What is it?
The diesel version of Audi's new entry into the supermini segment, offering the combination of decent performance from a 103bhp version of the company's 1.6-litre TDI engine plus serious economy 70.6mpg on the official combined cycle.
The A1 TDI's CO2 emissions of 105g/km are impressive enough, but they put it just outside the sub-100g/km bracket which delivers free road tax. Curiously, Audi will offer European buyers a lower-powered version of the same engine, which combines 89bhp and 99g/km, but it won't be coming to the UK, for now at least.

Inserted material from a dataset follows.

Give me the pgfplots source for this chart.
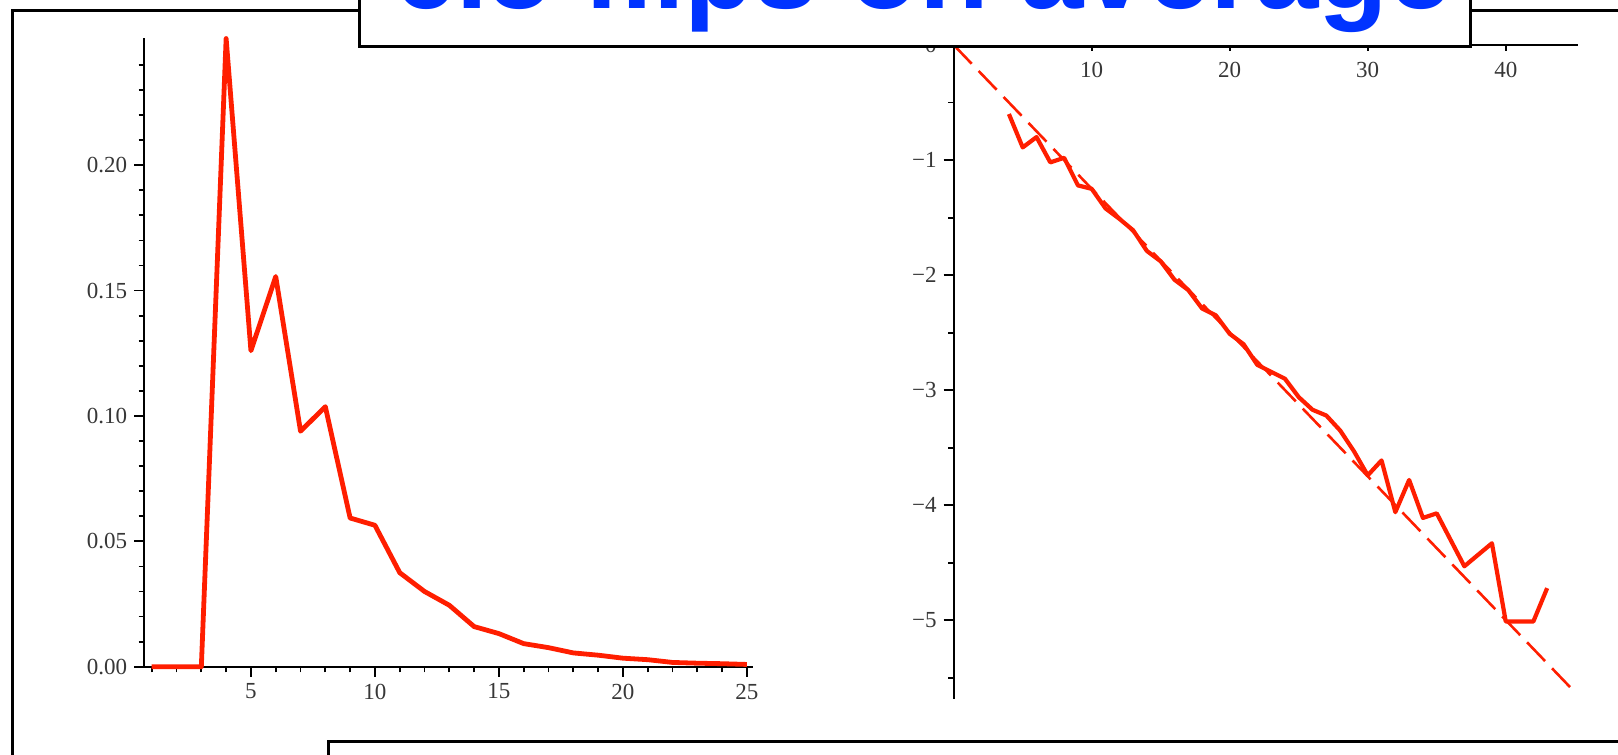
\documentclass[border=0pt]{standalone}
\usepackage{fontspec}
\setmainfont{Liberation Serif}
\newfontfamily\titlefont{Liberation Sans}
\usepackage{pgfplots}
\usepackage{pgfplotstable}
\pgfplotsset{compat=1.18}
\definecolor{plotred}{RGB}{255,30,0}
\definecolor{titleblue}{RGB}{0,51,255}
\definecolor{ticktext}{RGB}{55,55,55}

% probability of needing x flips
\pgfplotstableread{
x p
1 0
2 0
3 0
4 0.2505
5 0.1260
6 0.1556
7 0.0939
8 0.1037
9 0.0593
10 0.0564
11 0.0375
12 0.0300
13 0.0245
14 0.0160
15 0.0132
16 0.0092
17 0.0076
18 0.0055
19 0.0046
20 0.0034
21 0.0028
22 0.0017
23 0.0014
24 0.0012
25 0.0009
}\distdata

% same data, log10
\pgfplotstableread{
x lp
4 -0.60
5 -0.89
6 -0.80
7 -1.02
8 -0.98
9 -1.22
10 -1.25
11 -1.42
12 -1.51
13 -1.61
14 -1.79
15 -1.88
16 -2.04
17 -2.13
18 -2.29
19 -2.35
20 -2.51
21 -2.60
22 -2.78
23 -2.84
24 -2.90
25 -3.06
26 -3.17
27 -3.22
28 -3.35
29 -3.53
30 -3.74
31 -3.61
32 -4.06
33 -3.78
34 -4.11
35 -4.07
37 -4.53
39 -4.33
40 -5.01
42 -5.01
43 -4.72
}\logdata

\pgfplotsset{
  mapleaxis/.style={
    scale only axis,
    axis line style={line width=1pt, black},
    tick style={line width=0.9pt, black},
    tick align=outside,
    major tick length=5pt,
    minor tick length=2.8pt,
    ticklabel style={font=\fontsize{11.5}{12}\selectfont, text=ticktext},
  },
  rightbox/.style={
    at={(476.85pt,-349.3pt)}, anchor=south west,
    width=311.9pt, height=326.8pt,
    xmin=0, xmax=45.2, ymin=-5.68, ymax=0,
  }
}

\begin{document}
\begin{tikzpicture}
\useasboundingbox (0,0) rectangle (809pt,-377.5pt);
\clip (0,0) rectangle (809pt,-377.5pt);

% slide frame
\draw[line width=1.5pt] (6.25pt,-500pt) -- (6.25pt,-5pt) -- (830pt,-5pt);

% left: distribution
\begin{axis}[
  mapleaxis,
  at={(72.15pt,-333.35pt)}, anchor=south west,
  width=304.4pt, height=314.2pt,
  xmin=0.7, xmax=25.25, ymin=0, ymax=0.2506,
  axis lines*=left,
  clip=false,
  xtick={5,10,15,20,25},
  xticklabels={5,10,15,20,25},
  minor xtick={1,2,3,4,6,7,8,9,11,12,13,14,16,17,18,19,21,22,23,24},
  ytick={0,0.05,0.1,0.15,0.2},
  yticklabels={0.00,0.05,0.10,0.15,0.20},
  minor ytick={0.01,0.02,0.03,0.04,0.06,0.07,0.08,0.09,0.11,0.12,0.13,0.14,0.16,0.17,0.18,0.19,0.21,0.22,0.23,0.24},
]
\addplot[plotred, line width=2.4pt, line join=round] table[x=x, y=p] {\distdata};
\end{axis}

% right: log10 of the distribution
\begin{axis}[
  mapleaxis, rightbox,
  axis x line*=middle, axis y line*=left,
  xtick={10,20,30,40},
  xticklabels={10,20,30,40},
  xtick style={draw=none},
  ytick={0,-1,-2,-3,-4,-5},
  yticklabels={0,−1,−2,−3,−4,−5},
  minor ytick={-0.5,-1.5,-2.5,-3.5,-4.5,-5.5},
  clip=false,
]
\addplot[plotred, line width=1.3pt, dash pattern=on 13pt off 5pt] coordinates {(0,0) (44.7,-5.585)};
\addplot[plotred, line width=2.1pt, line join=round] table[x=x, y=lp] {\logdata};
\end{axis}
% short downward ticks on the top x axis
\begin{axis}[
  mapleaxis, rightbox,
  axis x line*=top, axis y line=none,
  tick align=inside, major tick length=2.8pt,
  xtick={10,20,30,40}, xticklabels={},
  ytick=\empty,
]
\end{axis}

% title box, cut off by the top edge
\draw[line width=1.5pt, fill=white] (179.5pt,30pt) rectangle (735pt,-23.35pt);
\node[anchor=base west, inner sep=0, text=titleblue,
  font=\titlefont\bfseries\fontsize{57}{60}\selectfont] at (196.5pt,-4.25pt) {6.5 flips on average};

% box at the bottom
\draw[line width=1.5pt, fill=white] (164.25pt,-370.5pt) rectangle (830pt,-420pt);
\end{tikzpicture}
\end{document}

The official explanation is that diesel is reckoned to be a minority choice among British A1 buyers, with two-thirds anticipated to opt for either the 1.2 or 1.4 TFSI petrol versions, and so the marginal savings mean it's not worth offering the car with two different TDI engines.
What's it like?
Unsurprisingly, the A1 TDI's on-road appeal is broadly similar to that delivered by the petrol versions. There's no doubting the baby Audi's sophistication, and the well-finished cabin is a couple of steps beyond anything else in the segment in terms of the level of quality you perceive from the driver's seat.
However, first impressions also suggest that Audi's anticipation that the majority of A1s will be chosen with petrol powertrains is justified. The diesel is a willing enough performer, but it doesn't suit the car nearly as well as either of the refined petrol motors.
Its relative loudness is emphasized by just how well-insulated the rest of the A1 is and, as in its other installations, the 1.6 TDI suffers from a narrow powerband and needs to be revved forcefully to make more rapid progress.
Once cruising speeds are reached the engine note fades and the TDI proves itself a relaxed, long-legged powerplant, capable of pulling the tall gearing of the standard five-speed manual transmission without complaint DSG isn't available with the diesel motor.
Should I buy one?
There's lots to like about the A1 TDI. Like it's petrol-powered siblings it offers a new, cheaper way to gain membership of the Audi club and it will also be covered by the same £250 five-year/ 50,000 mile servicing offer.
It's also worth mentioning that, despite the A1's Polo-based underpinnings, the TDI is both cleaner, quicker and, most impressively, cheaper than Audi's last small diesel - the considerably more radical A2 TDI - was when it was launched back in 2001.
But the A1's petrol engines are so sweet, and so economical, that we suspect only drivers contemplating using an A1 for the sort of mega mileages slightly out of keeping with its supermini character will opt for the TDI motor.